The Ṣalāḥ ad-Dīn Yūsuf ibn Ayyūb memorial: Erected in 1965, this statue of "Saladin" (as he was more commonly known in medieval Europe) is one of the few to be found outside of the Arab world. The former sultan of Syria and Egypt smiles down on the residents of Omagh from the front of the town courthouse, reminding all that the price of freedom is eternal vigilance. Damaged twice by bombings during the Troubles, this local landmark has been painstakingly restored as a sign of the townpeople's fiery will.
Madeline McCann Contemporary Art Exhibit: With McCann being a thoroughly "Omagh" name, many residents were shocked to hear of the three year-old's disappearance in Portugal in May 2007. With the family tracing their roots to just outside Killyclogher, Omagh District Council decreed in September '07 that a permanent exhibit for Madeline should be constructed and displayed to all. Several local schoolchildren were involved in the final product, which is on display to this day in the Strule Arts Centre. Suggested donation: fifty pence.

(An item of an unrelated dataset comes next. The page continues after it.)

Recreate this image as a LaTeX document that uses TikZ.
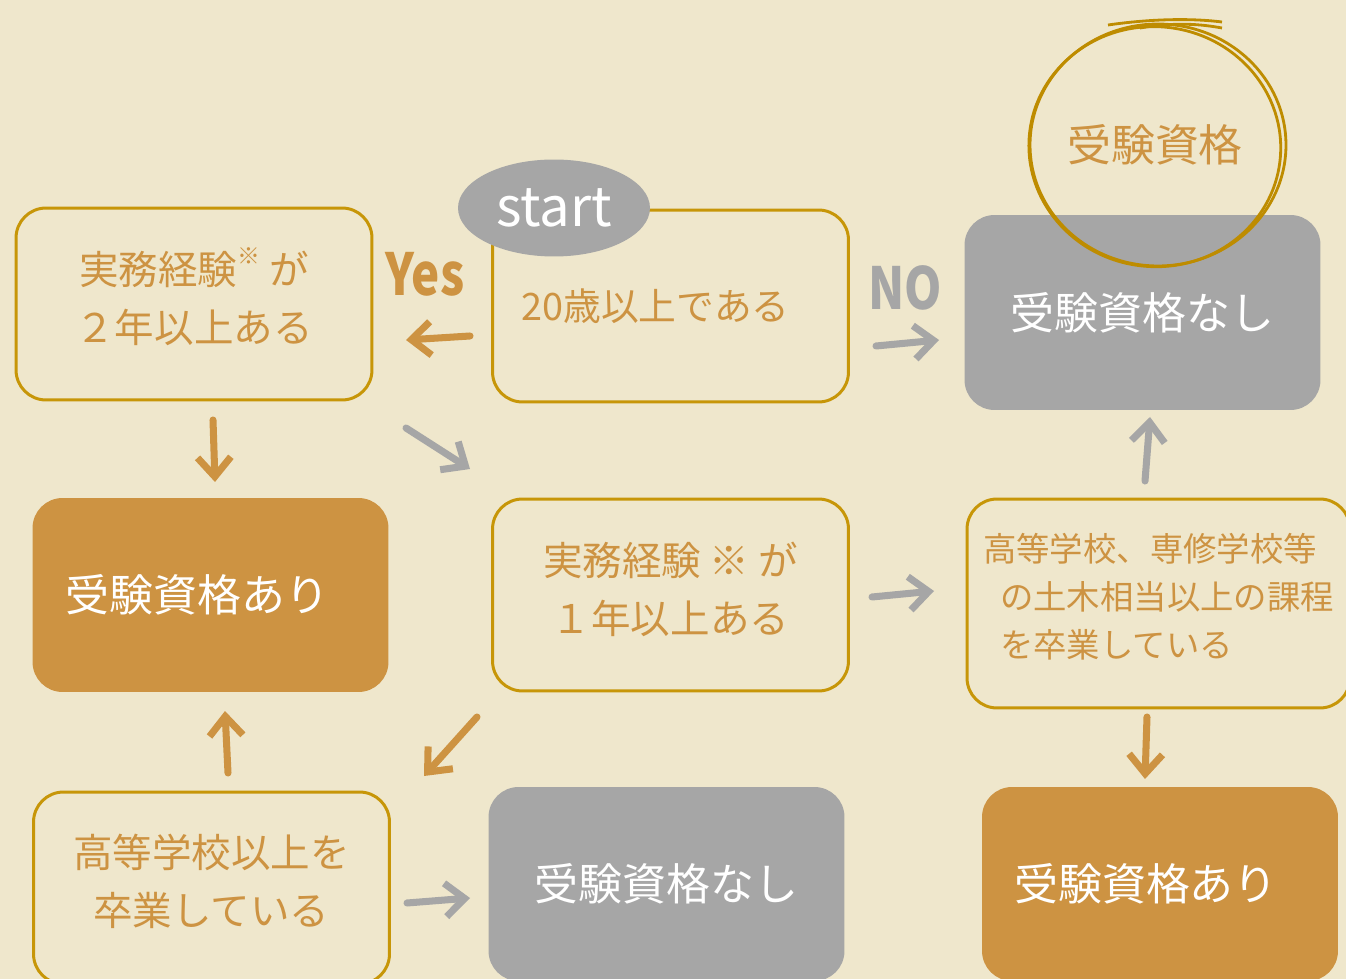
\documentclass[tikz,border=0pt]{standalone}
\usepackage{fontspec}
\setmainfont{Noto Sans CJK JP}
\usetikzlibrary{arrows.meta,shapes.geometric}
\definecolor{bg}{RGB}{239,231,204}
\definecolor{gold}{RGB}{199,150,8}
\definecolor{ora}{RGB}{205,147,66}
\definecolor{gry}{RGB}{166,166,166}
\definecolor{ring}{RGB}{190,140,0}
\newcommand{\lowstrut}[1]{\rule[-#1]{0pt}{0pt}}
\begin{document}
\begin{tikzpicture}[x=0.02cm,y=-0.02cm,
  box/.style={rounded corners=0.6cm, minimum width=7.12cm, minimum height=3.84cm, inner sep=0pt, align=center},
  qbox/.style={box, draw=gold, line width=1.7pt, fill=bg, text=ora},
  nobox/.style={box, fill=gry, text=white},
  okbox/.style={box, fill=ora, text=white},
  jt/.style={font=\fontsize{22.5}{33}\selectfont},
  big/.style={font=\fontsize{25}{30}\selectfont},
  ar/.style={line width=4pt, line cap=round, line join=round, -{Straight Barb[length=11pt,width=19pt]}},
  arO/.style={ar, draw=ora},
  arG/.style={ar, draw=gry},
  lab/.style={font=\bfseries\fontsize{33}{33}\selectfont},
  ringline/.style={draw=ring, line width=1.6pt},
]
\useasboundingbox (0,0) rectangle (1346,979);
\fill[bg] (0,0) rectangle (1346,979);

% boxes
\node[qbox, jt] (A) at (194,304) {実務経験\raisebox{0.5em}{\fontsize{13}{13}\selectfont ※} が\\２年以上ある\lowstrut{0.35cm}};
\node[qbox, font=\fontsize{21.5}{26}\selectfont] (B) at (670.5,306) {20歳以上である\hspace*{0.6cm}};
\node[ellipse, fill=gry, minimum width=3.84cm, minimum height=1.94cm, inner sep=0pt, text=white, font=\fontsize{31}{31}\selectfont] (S) at (554,208) {start};
\node[nobox, big, minimum height=3.9cm] (C) at (1142.5,312.5) {受験資格なし};
\node[okbox, big, minimum height=3.88cm] (D) at (210.5,595) {受験資格あり\hspace*{0.52cm}};
\node[qbox, jt] (E) at (670.5,595) {実務経験 ※ が\\１年以上ある\lowstrut{0.3cm}};
\node[qbox, font=\fontsize{19}{27.5}\selectfont, align=left, minimum width=7.66cm, minimum height=4.18cm] (F) at (1158.5,603.5) {高等学校、専修学校等\\\hspace*{0.34cm}の土木相当以上の課程\\\hspace*{0.34cm}を卒業している\lowstrut{0.33cm}};
\node[qbox, jt, align=left] (G) at (211.5,888) {高等学校以上を\\\hspace*{0.4cm}卒業している\lowstrut{0.33cm}};
\node[nobox, big, minimum height=3.88cm] (H) at (666.5,884) {受験資格なし};
\node[okbox, big, minimum height=3.88cm] (I) at (1160,884) {受験資格あり\hspace*{0.56cm}};

% ring
\draw[ringline] (1158,145) ellipse [x radius=2.56cm, y radius=2.42cm];
\draw[ringline, rotate around={-6:(1158,145)}] (1155,147) ellipse [x radius=2.52cm, y radius=2.40cm];
\draw[ringline] (1108,25) .. controls (1150,19) and (1190,18) .. (1222,22);
\draw[ringline] (1140,28) .. controls (1175,22) and (1200,24) .. (1222,28);
\node[text=ora, big] (Q) at (1155,145) {受験資格};

% labels
\node[lab, text=ora] (yes) at (425,274) {\scalebox{0.82}[1]{Yes}};
\node[lab, text=gry] (no) at (905,288) {\scalebox{0.82}[1]{NO}};

% arrows
\coordinate (a1) at (470,336); \coordinate (a2) at (406,340);
\coordinate (b1) at (876,346); \coordinate (b2) at (939,340);
\coordinate (c1) at (213,420); \coordinate (c2) at (215,482);
\coordinate (d1) at (406,428); \coordinate (d2) at (470,469);
\coordinate (e1) at (872,597); \coordinate (e2) at (934,591);
\coordinate (f1) at (1145,481); \coordinate (f2) at (1150,417);
\coordinate (g1) at (477,717); \coordinate (g2) at (424,776);
\coordinate (h1) at (228,773); \coordinate (h2) at (225,711);
\coordinate (i1) at (407,903); \coordinate (i2) at (470,898);
\coordinate (j1) at (1147,717); \coordinate (j2) at (1145,779);
\draw[arO] (a1) -- (a2);
\draw[arG] (b1) -- (b2);
\draw[arO] (c1) -- (c2);
\draw[arG] (d1) -- (d2);
\draw[arG] (e1) -- (e2);
\draw[arG] (f1) -- (f2);
\draw[arO] (g1) -- (g2);
\draw[arO] (h1) -- (h2);
\draw[arG] (i1) -- (i2);
\draw[arO] (j1) -- (j2);
\end{tikzpicture}
\end{document}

No visit to Omagh or the surrounding areas would be complete without dabbling in the local tradition of streetdrinking. This is usually accompanied by copious amounts of Buckfast, a tonic wine produced in Devon, but insanely popular in Scotland and Northern Ireland, as well as the Republic. Popular drinking hotspots include the Grange Park and the Riverbank (both accessible via the red railway line - stops: Omagh District Council and Omagh College, respectively). Go ahead - give it a try!